USCIS Issues Additional Guidance in Evaluation of O-1B (Extraordinary Ability) Nonimmigrant Visa Petitions
USCIS shared updated guidance on how it will evaluate evidence for petitions seeking O-1B classification as individuals of Extraordinary Ability in the Arts or in the Motion Picture and Television Industry (MPTV).
The updated guidance, released on March 3, 2023, is found in the USCIS Policy Manual, Volume 2, Part M, Chapter 4 O-1 Beneficiaries.
While O petitions are specifically for those with extraordinary ability, the petitions can be a useful substitute for eligible individuals who are not eligible for or do not “win” an H-1B visa in the Cap lottery.
The guidance is effective immediately and seeks to assuage stakeholder concerns for better transparency in the application of evidentiary requirements for the O-1B classification, while making the adjudication process more consistent and predictable. Compared to the O-1A requirements (which are more straightforward), the O-1B criteria have long been considered amorphous and overlapping, creating some confusion as to the kinds of evidence needed to meet each individual requirement. The latest changes aim at demystifying this category and the types of evidence needed for each.
Key updates include:
1. A new O-1B Chart in the Appendix
(joining its previously issued O-1A sister Chart). The Chart provides examples of evidence for each O-1B criterion that may be used to satisfy the O-1B requirements. USCIS also provides extensive “relevant considerations” that it uses to evaluate the evidence.

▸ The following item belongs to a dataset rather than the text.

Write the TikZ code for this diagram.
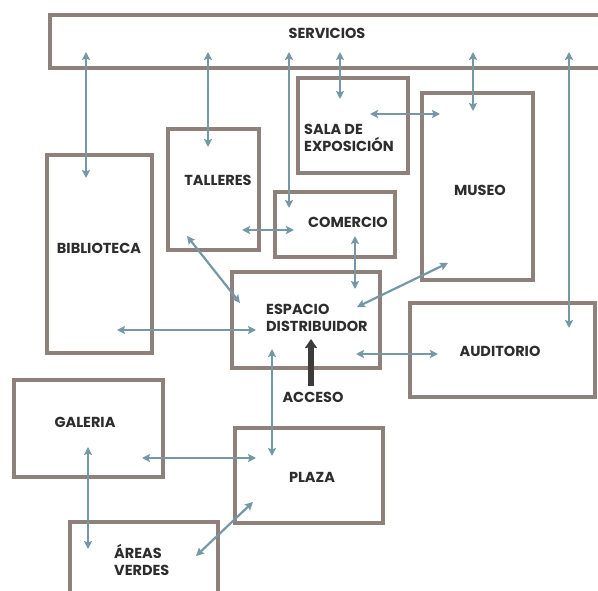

2. Clarity on “comparable evidence.”
To use “comparable evidence,” a beneficiary must explain why a particular O-1B evidentiary category does not apply to their occupation and how their new evidence is comparable to that category. However, USCIS reiterates that, in order to use comparable evidence, the evidentiary category need not be completely inapplicable to the beneficiary’s occupation – it is enough for the beneficiary to demonstrate the O-1B is not “easily applicable” to the beneficiary’s profession.
The increased clarity of evidentiary requirements and a more streamlined and predictable adjudication pattern, we hope, will benefit employers wishing to sponsor O-1B candidates. Analyses of a particular candidate’s background to determine eligibility should become more precise and effective, allowing employers to make these sponsorship decisions with greater clarity as to a candidate’s chances of seeing an O-1 petition approved.